I am disappointed and disheartened with him, but not to the point of supporting the vile betrayers RINOs and establishmentarians who seek to overturn the nomination process, and certainly not to the point of vowing not to support whatever candidate the party base picks.

But I hope they pick Cruz. He is a solid and principled conservative. He won a place in my heart when he filibustered for twenty four hours and more. And all the right people hate him.

Is Trump just too vulgar for Wright? Sure Trump is reactionary enough for Wright but is he a bit icky? We will have to wait and see as the Republican Party heads ever further closer to a choice between Trump and Cruz.




10 thoughts on “[the munching sound of eating the popcorn of mounting horror in the overton window of despair]

  1. JCW, in all immodesty, one of the most immodest writers writing today, spelled it “discust”? Oooooookay.


  2. Ok, but I’m still ahead on handbags. After all, do you have one winging its way to you from Charles de Gaulle Airport? No? I didn’t think you did!

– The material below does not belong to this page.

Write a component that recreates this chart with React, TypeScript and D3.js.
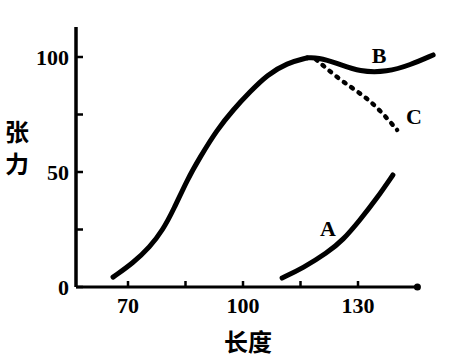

  3. But everybody hates Ted Cruz! It’s something which transcends political party. Democrats hate him, Republicans hate him, people he went to college with hate him, people he’s only met once hate him, people who’ve never met him hate him. You can’t judge Cruz by who hates him.

    Liked by 1 person

  4. I’m going to give a point to Hoyt for acquiring a guest poster who’s actually quite coherent (if, you know, wrong), and a point to VD for a really pointed title (“That Which Goes Unlinked”), and nil points to JCW for vacillation unbecoming a demagogue.


  5. I am loving your portrait if the candidate political columnist Charlie Pierce refers to as “the vulgar talking yam” at the top if the page more and more each time I look upon it. I may have to crochet a tiny plush version of it sometime, if my limited skills and your tolerance permit it.